La battaglia epica contro Universal Pictures
Prima ancora che Brazil diventasse profetico, Terry Gilliam dovette combattere una guerra contro Universal Pictures. Lo studio considerava il film troppo cupo, troppo lungo, troppo complesso. Sid Sheinberg, presidente di Universal, fece rimontare il film senza il permesso di Gilliam, creando una versione di 94 minuti con un finale felice chiamata “Love Conquers All”. Era l’antitesi di tutto quello che Gilliam voleva dire.
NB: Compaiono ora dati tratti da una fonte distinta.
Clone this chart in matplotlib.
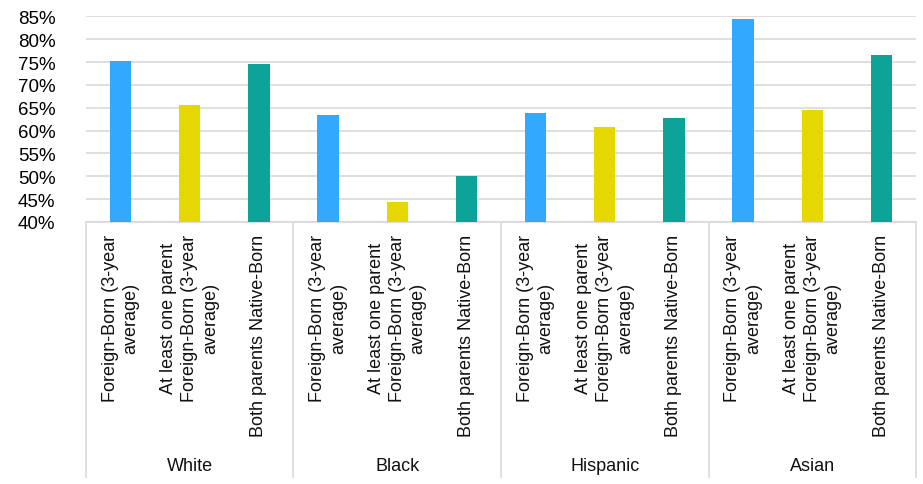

Il regista reagì con una mossa audace che resta leggendaria nella storia di Hollywood: comprò una pagina intera su Variety con un annuncio che diceva semplicemente “Caro Sid Sheinberg: quando uscirà il mio film Brazil?”
Mentre Universal teneva il film in ostaggio, Gilliam organizzò proiezioni clandestine per critici e studenti di cinema. La Los Angeles Film Critics Association vide il montaggio del regista e lo premiò come Miglior Film dell’anno prima ancora che uscisse ufficialmente al cinema.
Brazil e la burocrazia moderna
Quello che rende Brazil così attuale non è solo la tecnologia malfunzionante, ma il modo in cui descrive la burocrazia come un organismo che si autoalimenta. Nel film, nessuno sa più perché esistano certe procedure, ma tutti le seguono religiosamente. I cittadini pagano per essere torturati, la violenza di stato viene presentata come routine amministrativa. Quando un attentato terroristico esplode in un ristorante, i camerieri si limitano a mettere un paravento per nascondere i corpi e la cena continua indisturbata.
Mi piace molto come Gilliam abbia creato un mondo dove l’incompetenza è sistematizzata. Nel 1985 sembrava una satira esagerata del capitalismo burocratico. Nel 2025 in cui dobbiamo compilare moduli digitali per ogni cosa, le chat sono controllate prima che partano i messaggi e i call center ci rimandano da un operatore robotico all’altro senza mai risolvere il problema, quando la tecnologia promette semplificazione ma produce complicazione, quel mondo non sembra più tanto fantastico.

Se la distopia diventa documentario
Lo stesso Terry Gilliam, intervistato per i 40 anni del film, ha ammesso:
“Non sembra datato. La gente mi chiede sempre come ho fatto a capire che il mondo sarebbe diventato così. Vi bastava tenere gli occhi aperti”.
Il regista ha ragione: Brazil non predice il futuro, fotografa dinamiche già presenti negli anni 80 che si sono semplicemente amplificate.
Harry Tuttle, il tecnico che ripara i condizionatori senza permessi burocratici, è un po’ il Neo di Matrix prima di Matrix: l’eroe che aggira il sistema, ma nel mondo di Brazil anche gli eroi sono destinati a soccombere. Tuttle scompare letteralmente, inghiottito dalla carta burocratica che si accumula ovunque. È una metafora perfetta del destino di chi prova a ribellarsi al sistema.
Il ritorno di Brazil in 4K
Il Film Forum di New York ha ospitato una settimana di proiezioni della nuova versione restaurata in 4K di Brazil, curata dalla Criterion Collection con la supervisione di Gilliam stesso. Le immagini sono più nitide che mai, ma è il contenuto che colpisce per la sua precisione profetica. Ogni dettaglio del design produttivo sembra costruito per il 2025.
La cosa più inquietante è che Brazil oggi sembra ottimista. Nel mondo di Sam Lowry almeno esistono ancora i sogni, anche quando finiscono male. Il protagonista può ancora immaginare di volare via da tutto questo, di salvare la donna dei suoi sogni. Nel nostro 2025, anche l’immaginazione sembra delegata alle macchine.
Terry Gilliam ha vinto la sua battaglia contro Universal Pictures, ma ha perso la guerra contro il futuro che aveva immaginato. Brazil è diventato un manuale metaforico di istruzioni che qualcuno ha seguito troppo alla lettera.
E la cosa più spaventosa è che manca il finale.